Product innovation helps deliver strong growth for Australia’s direct life insurers

Alastair Adamson

Alastair Adamson

Innovative product development coupled with speed to rationalise non-performing offers has helped underpin strong growth in Australia’s direct life insurance segment.

In the 12 months to December 2013, direct life insurance sales accounted for $558.1 million, with in-force annual premiums worth $1,459.3 million for the same period.

This represents significant growth over the 2013 year, as sales increased by 8.2%, and in-force premiums rose by 8.8%, according to Rice Warner’s latest Direct Life Insurance Market Report.

In comparative terms, market share for direct life insurance remained reasonably steady at 11.4% of Australia’s overall risk insurance market, compared with 11.6% at end December 2012.

“During 2013 we saw a great deal of activity amongst direct insurers, increasing the range of products and features, “ said Alastair Adamson, Head of Life Insurance Market Insights for Rice Warner.

Mr Adamson said while product development was a key industry feature, so too was the rationalisation of non-performing offers.

“Australian direct customers have access to a diverse number of risk insurance products which has helped to stimulate growth within the sector. However, direct distribution provides a challenging environment with shifting demographics, and subsequently each year we see a number of product closures,” he said.

“Product manufacturers move on quickly should products not meet success criteria, going on to build other products with more successful outcomes.

“The direct market is constantly willing to explore new domains and develop new sales partners, which reflects a commitment to innovation that is unique within the insurance market.”

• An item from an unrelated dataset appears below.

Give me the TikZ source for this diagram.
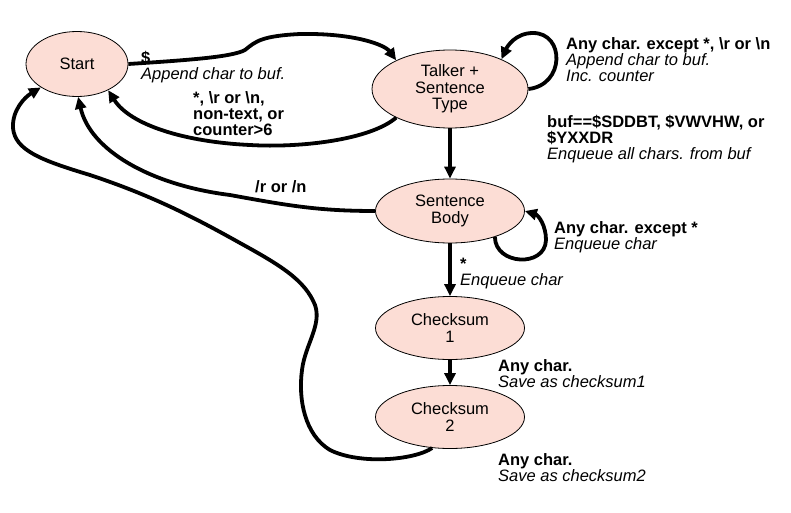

Key Product Segments & Pricing

Results for the three main product segments within Direct Insurance included:

  • Credit-related insurance, covering mortgages, loans and credit card debt (in-force premiums up 10.6%)
  • Funeral insurance (in-force premiums up 11.9%)
  • Term, income protection and accident insurance (in-force premiums up 6.2%).

“Credit card debt increased by only 0.7%, whilst related risk insurance grew by 5.3% in in-force premium, delivering a strong result for this segment,” Mr Adamson said.

In terms of competitive pricing, direct insurance has maintained strong margins relative to the group and retail sectors, each of which have increased premiums over recent years.

Despite several high profile increases in group (and some lower key increases in retail), direct remains significantly more expensive compared to group prices.

This premium pricing is explained by relatively higher acquisition costs and higher lapse rates for direct products.

“Clearly, the group insurance market is a key competitor to direct, and direct insurers should recognise that a potentially strong source of future sales would derive from group customers.”

Mr Adamson said a tightening of definitions within the group (superannuation) segment may provide space for direct insurers to offer TPD and income protection features and definitions that cannot be offered in group policies, thereby gaining a competitive edge over group products despite a clear price discrepancy.